Appraisals supporting conservation easements are in the crosshairs of the IRS - by David Wilkes

October 15, 2024 - Owners Developers & Managers
David Wilkes

Restrictions placed on the use of land or buildings for conservation purposes have for many years been driven in part by syndicated conservation easements, in which a pass-through business entity acquires real property on behalf of investors, makes a conservation contribution to a qualified organization, and then allocates the associated tax benefits among the investors. Congress began encouraging such conservation easements in the Pension Protection Act of 2006. Total deductions for conservation easement contributions by taxpayers went from $971 million in 2012 to $6.5 billion in 2018. Not long after this period, concerns began to be raised about abuses of the deduction, along with a demand by lawmakers for stronger enforcement of appraisal standards.

The underlying valuation of these and other forms of conservation easements is today a recurring issue that falls among the “Dirty Dozen” list of tax scams identified by the Internal Revenue Service based on the government’s allegation that these transactions may rely on inflated property appraisals that generate excessive tax deductions. 

While Congress took steps in recent years that effectively negate much of the tax benefit by enabling the IRS to disallow the deduction at a defined level of value, the Department of Justice continues to aggressively investigate and collect evidence of conservation easements that it asserts used inflated appraisals. Typically, the government asserts that the appraisal makes unreasonable conclusions about the development potential of the property, and therefore the value given up by the donor. 

Unfortunately, in pursuing these cases, the government casts an over-broad net that may ensnare many legitimate and properly supported appraisals, causing both appraisers and the transacting parties – even for deals completed many years in the past – to litigate to prove their innocence where the IRS effectively presumes guilt.

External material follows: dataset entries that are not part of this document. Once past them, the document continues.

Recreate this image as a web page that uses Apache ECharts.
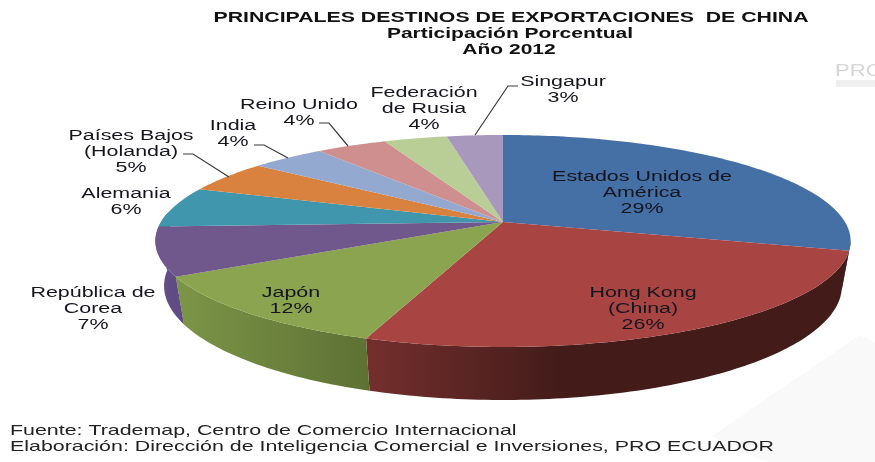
<!DOCTYPE html>
<html>
<head>
<meta charset="utf-8">
<title>Principales destinos de exportaciones de China</title>
<script src="https://cdn.jsdelivr.net/npm/echarts@6/dist/echarts.min.js"></script>
<style>
  html, body { margin: 0; padding: 0; background: #fff; }
  #chart { width: 875px; height: 462px; }
</style>
</head>
<body>
<div id="chart"></div>
<script>
// datos (la etiqueta muestra el valor redondeado)
const names = [
  "Estados Unidos de\nAmérica", "Hong Kong\n(China)", "Japón", "República de\nCorea", "Alemania",
  "Países Bajos\n(Holanda)", "India", "Reino Unido", "Federación\nde Rusia", "Singapur"
];
const shares = [29.3, 26.1, 11.5, 7.4, 6.2, 4.9, 4.1, 3.9, 3.5, 3.1];

const topColors = ["#4470a5", "#a84543", "#8aa44f", "#71588c", "#4097ad", "#d9823f", "#93a9cf", "#ce8f8e", "#b9cd96", "#a898bc"];
const wallColors = [
  ["#2a4566", "#2a4566"], ["#742f2d", "#431c1a"], ["#7c9547", "#5d7134"], ["#64508a", "#5f4a82"], ["#2f7080", "#2f7080"],
  ["#9c5c2c", "#9c5c2c"], ["#6b7b98", "#6b7b98"], ["#966868", "#966868"], ["#87956d", "#87956d"], ["#7a6e89", "#7a6e89"]
];

// posicion de cada etiqueta y sus lineas guia (layout, no datos)
const labelPos = [[642, 193], [643, 309], [291, 301], [93, 309], [126, 202], [131, 152], [233, 134], [299, 113], [424, 109], [563, 90]];
const leaderLines = {
  5: [[183, 154], [193, 154], [229, 177]],
  6: [[254, 145], [264, 145], [288, 158]],
  7: [[319, 123], [329, 123], [348, 146]],
  9: [[518, 86], [508, 86], [475, 135]]
};

// perspectiva del pastel: el circulo se proyecta con el centro desplazado hacia atras
const cx = 503, cy = 222, A = 342, B = 102.6, k = -0.179, depth = 43.5;
const total = shares.reduce((a, b) => a + b, 0);
const startDeg = [];
shares.reduce((acc, v, i) => { startDeg[i] = acc / total * 360; return acc + v; }, 0);

function rim(deg) {
  const t = deg * Math.PI / 180;
  const u = Math.sin(t), v = -Math.cos(t), d = 1 + k * v;
  return [cx + A * u / d, cy + B * v / d, d];
}
function rimBottom(deg) {
  const p = rim(deg);
  return [p[0] - (p[0] - cx) * 0.025, p[1] + depth / p[2]];
}
function arc(a0, a1, fn) {
  const pts = [];
  for (let a = a0; a < a1; a += 1) pts.push(fn(a));
  pts.push(fn(a1));
  return pts;
}

const rows = shares.map((v, i) => [i, v]);

function renderWall(params, api) {
  const i = api.value(0);
  const a0 = Math.max(startDeg[i], 100);
  const a1 = Math.min(startDeg[i] + api.value(1) / total * 360, 275);
  if (a1 <= a0) return null;
  const pts = arc(a0, a1, rim).map(p => [p[0], p[1]]).concat(arc(a0, a1, rimBottom).reverse());
  return {
    type: "polygon",
    shape: { points: pts },
    style: {
      fill: new echarts.graphic.LinearGradient(0, 0, 1, 0, [
        { offset: 0, color: wallColors[i][0] },
        { offset: i === 1 ? 0.4 : 1, color: wallColors[i][1] },
        { offset: 1, color: wallColors[i][1] }
      ])
    }
  };
}

function renderTop(params, api) {
  const i = api.value(0);
  const a0 = startDeg[i];
  const a1 = a0 + api.value(1) / total * 360;
  const pts = [[cx, cy]].concat(arc(a0, a1, rim).map(p => [p[0], p[1]]));
  return { type: "polygon", shape: { points: pts }, style: { fill: topColors[i] } };
}

function renderLabel(params, api) {
  const i = api.value(0);
  const children = [{
    type: "text",
    x: labelPos[i][0],
    y: labelPos[i][1],
    scaleX: 1.53,
    style: {
      text: names[i] + "\n" + Math.round(api.value(1)) + "%",
      font: '14px "Liberation Sans", Arial, sans-serif',
      fill: "#15151f",
      align: "center",
      verticalAlign: "middle",
      lineHeight: 16
    }
  }];
  if (leaderLines[i]) {
    children.push({
      type: "polyline",
      shape: { points: leaderLines[i] },
      style: { fill: "none", stroke: "#3a3a3a", lineWidth: 1.2 }
    });
  }
  return { type: "group", children: children };
}

function makeText(text, x, y, font, scaleX, align, fill) {
  return {
    type: "text", x: x, y: y, scaleX: scaleX, silent: true,
    style: { text: text, font: font, fill: fill, align: align, verticalAlign: "middle" }
  };
}

const titleFont = 'bold 14px "Liberation Sans", Arial, sans-serif';
const footFont = '15px "Liberation Sans", Arial, sans-serif';

const myChart = echarts.init(document.getElementById("chart"), null, { renderer: "canvas" });
myChart.setOption({
  animation: false,
  backgroundColor: "#ffffff",
  graphic: {
    elements: [
      // fondo de la plantilla
      { type: "polygon", z: -10, silent: true, shape: { points: [[860, 335], [875, 342], [875, 462], [765, 462], [712, 436]] }, style: { fill: "#f9f9f9" } },
      { type: "rect", z: -10, silent: true, shape: { x: 836, y: 80, width: 39, height: 7 }, style: { fill: "#efefef" } },
      makeText("PRO", 835, 71, '17px "Liberation Sans", Arial, sans-serif', 1.3, "left", "#d6d6d6"),
      makeText("PRINCIPALES DESTINOS DE EXPORTACIONES  DE CHINA", 511, 18, titleFont, 1.52, "center", "#111"),
      makeText("Participación Porcentual", 510, 34, titleFont, 1.5, "center", "#111"),
      makeText("Año 2012", 509, 50, titleFont, 1.5, "center", "#111"),
      makeText("Fuente: Trademap, Centro de Comercio Internacional", 10, 431, footFont, 1.425, "left", "#222"),
      makeText("Elaboración: Dirección de Inteligencia Comercial e Inversiones, PRO ECUADOR", 10, 447, footFont, 1.425, "left", "#222")
    ]
  },
  series: [
    { type: "custom", coordinateSystem: "none", silent: true, clip: false, data: rows, renderItem: renderWall, z: 2 },
    { type: "custom", coordinateSystem: "none", silent: true, clip: false, data: rows, renderItem: renderTop, z: 3 },
    { type: "custom", coordinateSystem: "none", silent: true, clip: false, data: rows, renderItem: renderLabel, z: 4 }
  ]
});
</script>
</body>
</html>
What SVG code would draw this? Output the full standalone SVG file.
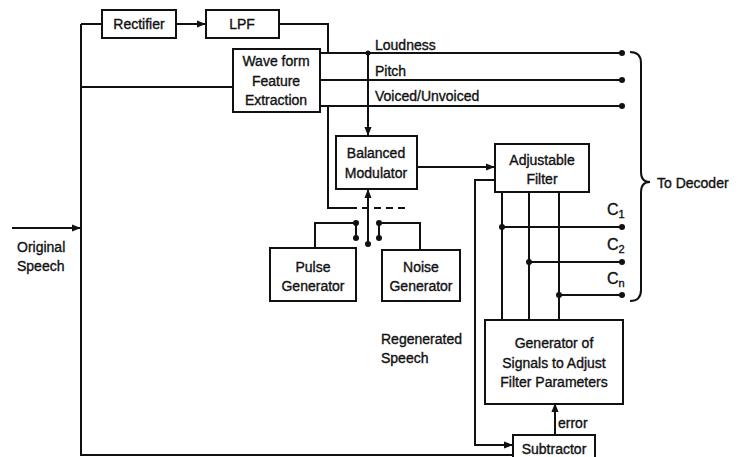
<svg xmlns="http://www.w3.org/2000/svg" width="742" height="457" viewBox="0 0 742 457">
<defs>
<style>
.box{fill:#fff;stroke:#111;stroke-width:2}
.ln{fill:none;stroke:#111;stroke-width:2}
.t{font-family:"Liberation Sans",Arial,sans-serif;font-size:14px;fill:#111;stroke:#111;stroke-width:0.35}
.c{text-anchor:middle;dominant-baseline:central}
.l{dominant-baseline:central}
.cl{font-size:16px}
.sub{font-size:11px}
.dot{fill:#111}
</style>
<marker id="ah" viewBox="0 0 10 10" refX="9" refY="5" markerWidth="9" markerHeight="9" markerUnits="userSpaceOnUse" orient="auto">
<path d="M0,1 L10,5 L0,9 z" fill="#111"/>
</marker>
</defs>
<rect width="742" height="457" fill="#fff"/>
<g id="connectors">
<path class="ln" d="M81,24 V455 H512"/>
<path class="ln" d="M81,24 H102"/>
<path class="ln" d="M176,24 H205" marker-end="url(#ah)"/>
<path class="ln" d="M279,24 H328 V53"/>
<path class="ln" d="M81,87 H233"/>
<path class="ln" d="M320,53 H622"/>
<path class="ln" d="M320,80 H622"/>
<path class="ln" d="M320,106 H622"/>
<path class="ln" d="M368,53 V135" marker-end="url(#ah)"/>
<path class="ln" d="M328,106 V208 H357"/>
<path class="ln" d="M362,208 H407" stroke-dasharray="7,5"/>
<path class="ln" d="M368,244 V190" marker-end="url(#ah)"/>
<path class="ln" d="M315,248 V223 H356 V238"/>
<path class="ln" d="M420,250 V223 H379 V238"/>
<path class="ln" d="M417,167 H494" marker-end="url(#ah)"/>
<path class="ln" d="M495,180 H475 V445 H512" marker-end="url(#ah)"/>
<path class="ln" d="M502,192 V320"/>
<path class="ln" d="M529,192 V320"/>
<path class="ln" d="M559,192 V320"/>
<path class="ln" d="M502,227 H622"/>
<path class="ln" d="M529,262 H622"/>
<path class="ln" d="M559,295 H622"/>
<path class="ln" d="M555,435 V404" marker-end="url(#ah)"/>
<path class="ln" d="M12,228 H80" marker-end="url(#ah)"/>
<path class="ln" d="M630,52 Q641,52 641,63 V172 Q641,182 650,182 Q641,182 641,192 V290 Q641,301 630,301"/>
<g class="dot">
<circle cx="622" cy="53" r="3"/><circle cx="622" cy="80" r="3"/><circle cx="622" cy="106" r="3"/>
<circle cx="368" cy="53" r="2.5"/>
<circle cx="356" cy="223" r="3"/><circle cx="356" cy="238" r="3"/>
<circle cx="379" cy="223" r="3"/><circle cx="379" cy="238" r="3"/>
<circle cx="368" cy="244" r="3"/>
<circle cx="502" cy="227" r="3"/><circle cx="622" cy="227" r="3"/>
<circle cx="529" cy="262" r="3"/><circle cx="622" cy="262" r="3"/>
<circle cx="559" cy="295" r="3"/><circle cx="622" cy="295" r="3"/>
</g>
</g>
<g id="rectifier"><rect class="box" x="102" y="10" width="74" height="28"/><text class="t c" x="139" y="24">Rectifier</text></g>
<g id="lpf"><rect class="box" x="206" y="10" width="73" height="28"/><text class="t c" x="242" y="24">LPF</text></g>
<g id="wfe"><rect class="box" x="233" y="49" width="87" height="63"/>
<text class="t c" x="276" y="61">Wave form</text><text class="t c" x="276" y="81">Feature</text><text class="t c" x="276" y="100">Extraction</text></g>
<g id="balmod"><rect class="box" x="336" y="136" width="81" height="53"/>
<text class="t c" x="376" y="153">Balanced</text><text class="t c" x="376" y="173">Modulator</text></g>
<g id="adjfilter"><rect class="box" x="495" y="144" width="94" height="48"/>
<text class="t c" x="542" y="160">Adjustable</text><text class="t c" x="542" y="179">Filter</text></g>
<g id="pulse"><rect class="box" x="270" y="248" width="86" height="53"/>
<text class="t c" x="313" y="267">Pulse</text><text class="t c" x="313" y="286">Generator</text></g>
<g id="noise"><rect class="box" x="382" y="250" width="78" height="51"/>
<text class="t c" x="421" y="267">Noise</text><text class="t c" x="421" y="286">Generator</text></g>
<g id="generator"><rect class="box" x="485" y="320" width="138" height="84"/>
<text class="t c" x="554" y="343">Generator of</text><text class="t c" x="554" y="363">Signals to Adjust</text><text class="t c" x="554" y="382">Filter Parameters</text></g>
<g id="subtractor"><rect class="box" x="513" y="435" width="82" height="30"/>
<text class="t c" x="554" y="449">Subtractor</text></g>
<g id="labels">
<text class="t l" x="375" y="45">Loudness</text>
<text class="t l" x="375" y="71">Pitch</text>
<text class="t l" x="375" y="96">Voiced/Unvoiced</text>
<text class="t l" x="17" y="247">Original</text>
<text class="t l" x="17" y="266">Speech</text>
<text class="t l" x="381" y="339">Regenerated</text>
<text class="t l" x="381" y="358">Speech</text>
<text class="t l" x="657" y="183">To Decoder</text>
<text class="t l" x="558" y="423">error</text>
<text class="t l cl" x="607" y="209">C<tspan class="sub" dy="5">1</tspan></text>
<text class="t l cl" x="607" y="244">C<tspan class="sub" dy="5">2</tspan></text>
<text class="t l cl" x="607" y="278">C<tspan class="sub" dy="5">n</tspan></text>
</g>
</svg>
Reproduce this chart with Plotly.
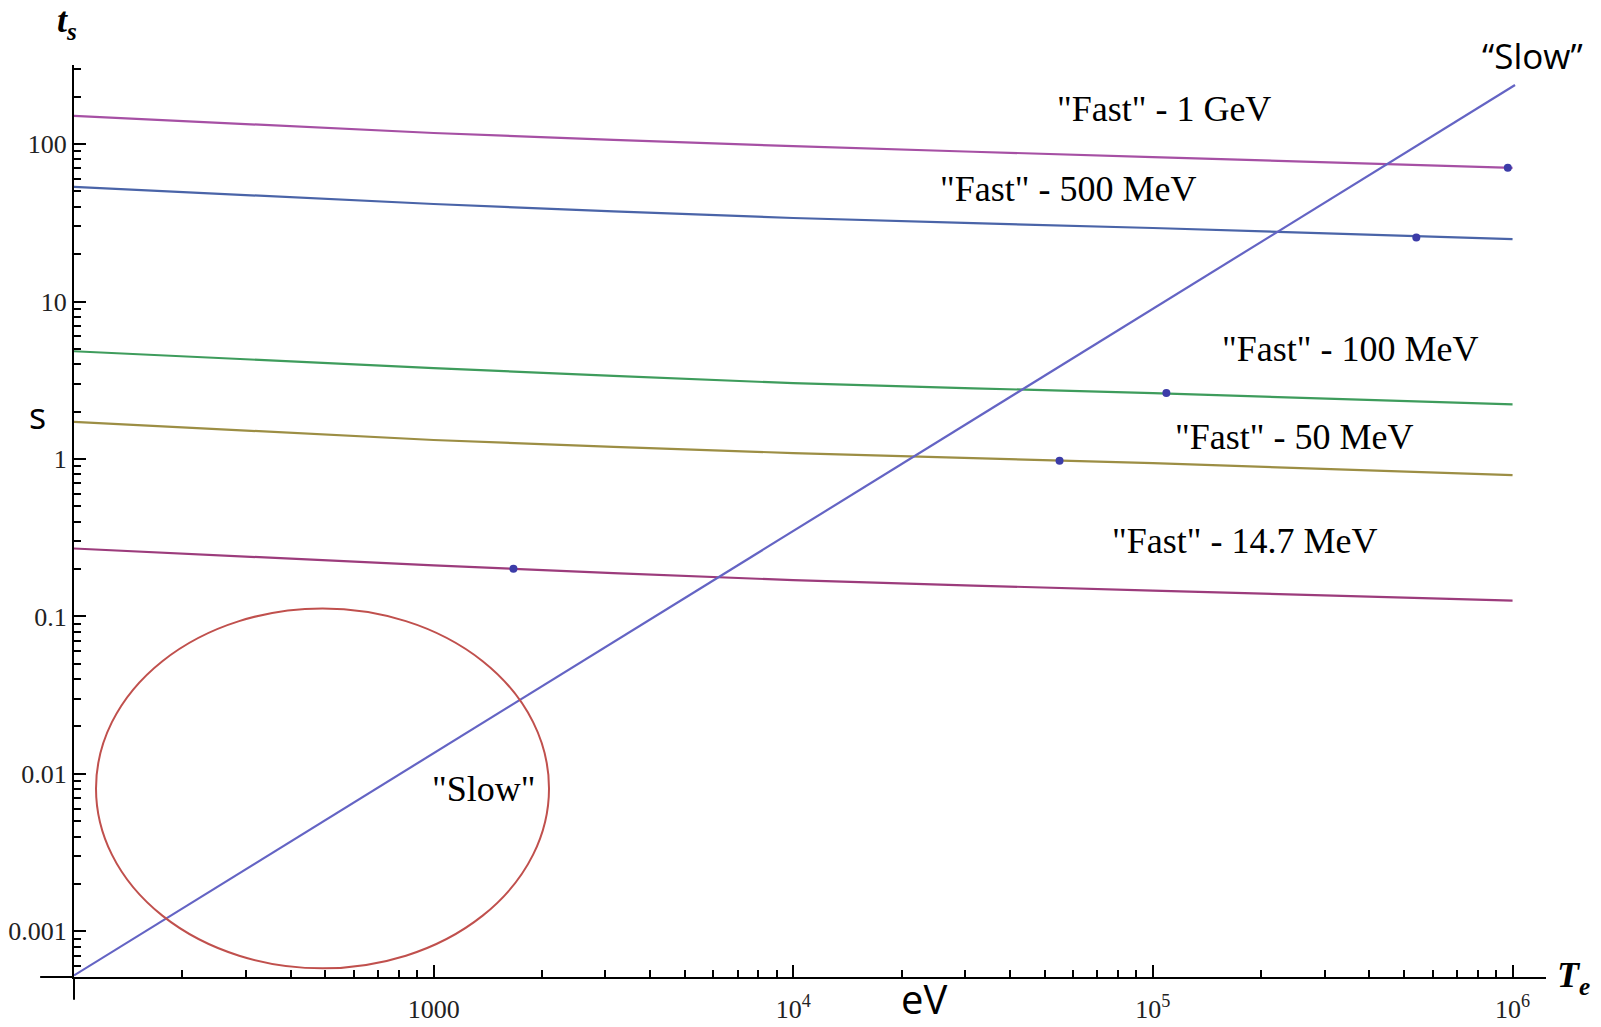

The two principal sources of prosecution, often pursued in tandem, are investments that were based on questionable appraisals, according to the IRS, or where the property owners modified the easement terms to fall outside the Code’s “perpetuity” definition, or developed the land in a manner inconsistent with the easement’s restrictions. To qualify for the deduction, the legal agreement to restrict the development or use of the land forever must meet the test of IRC Section 170(h) and associated Treasury regulations. In some instances, tribunals have determined that the easement fails to meet the legal standards for conservation, disallowing the charitable contribution deduction, but then imposed massive penalties based on an evaluation of the appraisals underlying the valuation.

In a pair of 2022 Tax Court cases, some of the wind was taken out of the government’s sails when the court invalidated certain Treasury regulations pertaining to these syndicated easements on grounds related to the process used to enact them, and thereby negated some of the IRS’s ability to assess penalties. 

Nonetheless, the Department of Justice continues to prosecute appraisers and related parties based on the underlying appraisals. It goes without saying that no matter how legitimate the valuation practices used may have been, the U.S. Government is a behemoth for any appraiser to confront. In the Tax Court, the appraiser’s methods of determining fair market value at the time the contribution was made (a “before and after” approach) will be scrutinized on a variety of grounds. The tribunal has the discretion to accept the appraisal expert’s opinion in its entirety or may be selective about which portions of testimony it will rely upon, and may determine fair market value based on its own examination of the record. This of course creates great uncertainty, cost, and loss of productivity for many appraisers whose work product was performed with integrity and adhered to recognized appraisal standards. Aside from advocacy provided by counsel, engagement of a well-regarded review appraiser is often an essential component of the defense.

For many appraisers across the U.S., the IRS’ efforts to ensnare a group of bad actors has become an extremely costly examination of their legitimate and appropriate valuations and exposure to penalties and other consequences involved in rebutting the government’s charges.

David Wilkes is a partner at Cullen and Dykman, Manhattan, N.Y.